Back in March 2017, administrators at the small liberal arts college disinvited conservative sociologist Charles Murray under threat of violence and protesting students.
The week before last, however, professor Matthew Dickinson and the students in his philosophy class saved the college from yet another free-speech embarrassment, giving hope that the spirit of intellectual inquiry has not gone entirely extinct in American academia.
Good for them.
The controversy this time was precipitated by an invitation to Polish politician and political philosopher Ryszard Legutko by the college’s Alexander Hamilton Forum. The forum was founded by the political science department after the Murray debacle to promote free speech on campus and encourage unfettered debate.
Legutko is an interesting choice of speaker. An anti-communist dissident who fought against Poland’s Cold War oppressors, he served in the administration of now-deceased President Lech Kaczynski.
Today, Legutko represents Poland in the European Parliament. He has also become an astute commentator on the current state of Western democracy and a critic of the European Union.
His book “The Demon in Democracy: Totalitarian Temptations in Free Societies” warns of precisely the kind of political correctness-imposed conformity that met the announcement of his speaking engagement at Middlebury.
The script for what followed has become all too familiar. Students protested his appearance and accused Legutko of criticizing multiculturalism and gay marriage. They falsely claimed he “has built his career off of homophobic, xenophobic, racist, misogynistic discourse.”
Organization of a campus protest was launched and demands made for the cancellation of his appearance.
Predictably, college administrators caved, canceling the speech just three hours before it was meant to take place, citing “potential security and safety risks for both the lecture and the event students had planned in response.”
But this time, the story has a different ending.
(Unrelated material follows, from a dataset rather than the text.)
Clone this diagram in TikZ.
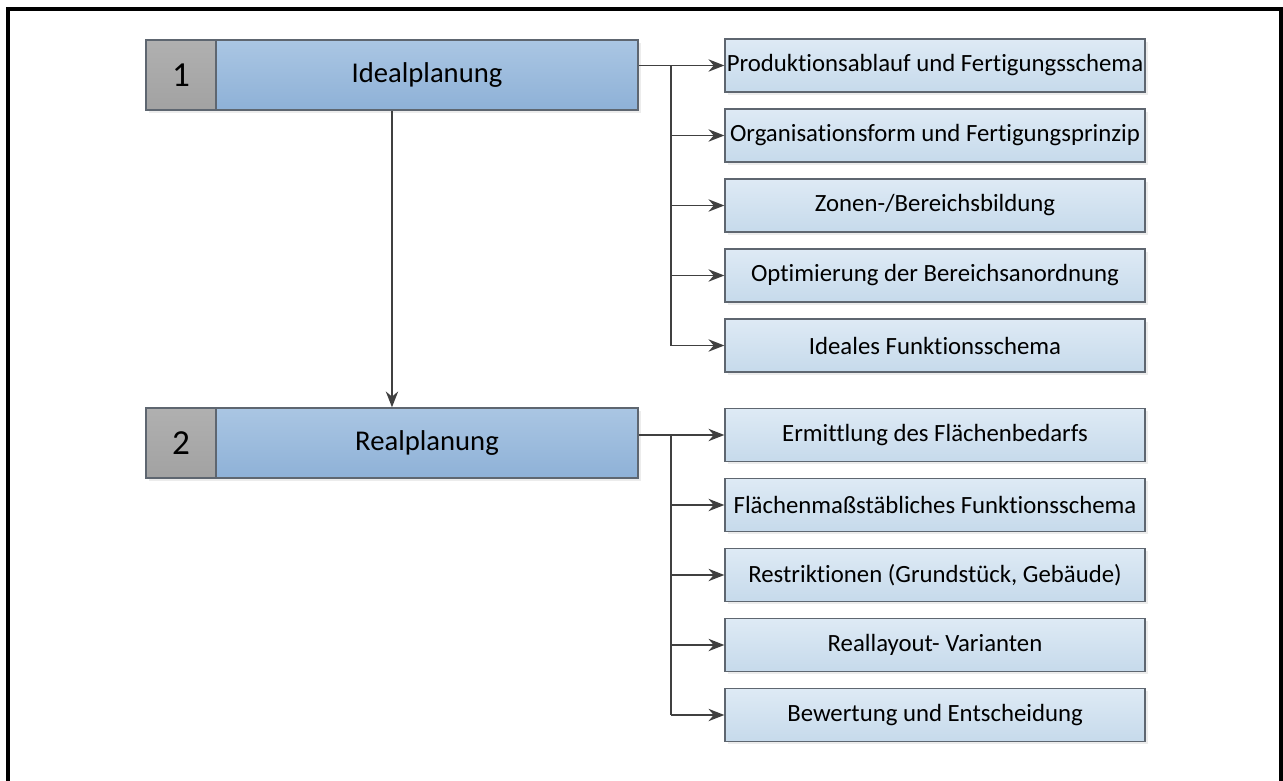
\documentclass[tikz,border=0pt]{standalone}
\usepackage{fontspec}
\setmainfont[RawFeature={-liga}]{Carlito}
\usetikzlibrary{arrows.meta,calc,shadows}

\definecolor{numgray}{HTML}{A2A2A2}
\definecolor{mainblueT}{HTML}{AAC6E3}
\definecolor{mainblueB}{HTML}{8EB1D7}
\definecolor{subblueT}{HTML}{DEEAF5}
\definecolor{subblueB}{HTML}{C6DAEB}
\definecolor{edgegray}{HTML}{5E6670}
\definecolor{linegray}{HTML}{404040}

\tikzset{
    numbox/.style={draw=edgegray, line width=0.8pt, top color=numgray!85, bottom color=numgray,
        minimum width=1.4cm, minimum height=1.4cm, inner sep=0pt, font=\fontsize{20}{24}\selectfont,
        drop shadow={opacity=0.15, shadow xshift=1.5pt, shadow yshift=-1.5pt}},
    phasebox/.style={draw=edgegray, line width=0.8pt, top color=mainblueT, bottom color=mainblueB,
        minimum width=8.44cm, minimum height=1.4cm, inner sep=0pt, font=\fontsize{16.3}{19}\selectfont,
        drop shadow={opacity=0.15, shadow xshift=1.5pt, shadow yshift=-1.5pt}},
    taskbox/.style={draw=edgegray, line width=0.8pt, top color=subblueT, bottom color=subblueB,
        minimum width=8.4cm, minimum height=1.06cm, inner sep=0pt, font=\fontsize{14.1}{17}\selectfont,
        drop shadow={opacity=0.15, shadow xshift=1.5pt, shadow yshift=-1.5pt}},
    conn/.style={draw=linegray, line width=1.1pt, -{Stealth[length=9pt,width=7pt]}},
    trunk/.style={draw=linegray, line width=1.1pt}
}

\begin{document}
\begin{tikzpicture}[x=0.02cm, y=-0.02cm]
    \useasboundingbox (0,0) rectangle (1283,780);
    % frame
    \draw[line width=2.2pt] (8,790) -- (8,9) -- (1281,9) -- (1281,790);

    % phases
    \node[numbox] (num1) at (181,75) {1};
    \node[phasebox] (ideal) at (427,75) {Idealplanung};
    \node[numbox] (num2) at (181,443) {2};
    \node[phasebox] (real) at (427,443) {Realplanung};

    % tasks
    \foreach \txt [count=\i] in {Produktionsablauf und Fertigungsschema,
        Organisationsform und Fertigungsprinzip,
        Zonen-/Bereichsbildung,
        Optimierung der Bereichsanordnung,
        Ideales Funktionsschema}
    {
        \node[taskbox] (i\i) at (935,{65.5+70*(\i-1)}) {\txt};
    }
    \foreach \txt [count=\i] in {Ermittlung des Flächenbedarfs,
        Flächenmaßstäbliches Funktionsschema,
        {Restriktionen (Grundstück, Gebäude)},
        Reallayout- Varianten,
        Bewertung und Entscheidung}
    {
        \node[taskbox] (r\i) at (935,{435+70*(\i-1)}) {\txt};
    }

    % connectors
    \draw[conn] ($(num1.south west)!0.5!(ideal.south east)$) -- ($(num2.north west)!0.5!(real.north east)$);

    \coordinate (ti) at ([xshift=-1.06cm]i1.west);
    \coordinate (tr) at ([xshift=-1.06cm]r1.west);
    \draw[conn] (ideal.east |- i1) -- (i1.west);
    \draw[conn] (real.east |- r1) -- (r1.west);
    \draw[trunk] (ti) -- (ti |- i5);
    \draw[trunk] (tr) -- (tr |- r5);
    \foreach \i in {2,...,5}
    {
        \draw[conn] (ti |- i\i) -- (i\i.west);
        \draw[conn] (tr |- r\i) -- (r\i.west);
    }
\end{tikzpicture}
\end{document}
An enterprising student in Dickinson’s nine-student philosophy seminar proposed they invite Legutko to address the class as a guest speaker.
Dickinson, a Harvard-trained presidential historian, struck a blow for freedom of inquiry by agreeing, if his students agreed—which they did.
As word got out, 45 students attended Legutko’s speech, as well as the question-and-answer session.
Not surprisingly, college administrators later said they would have discouraged even this modest interaction, had they known, “for security reasons.”
Thanks to Dickinson and his students, Middlebury may now become a symbol of the budding rebellion against campus intolerance and for diversity of opinion and free debate.
Hopefully, other academic institutions will be inspired to follow their example.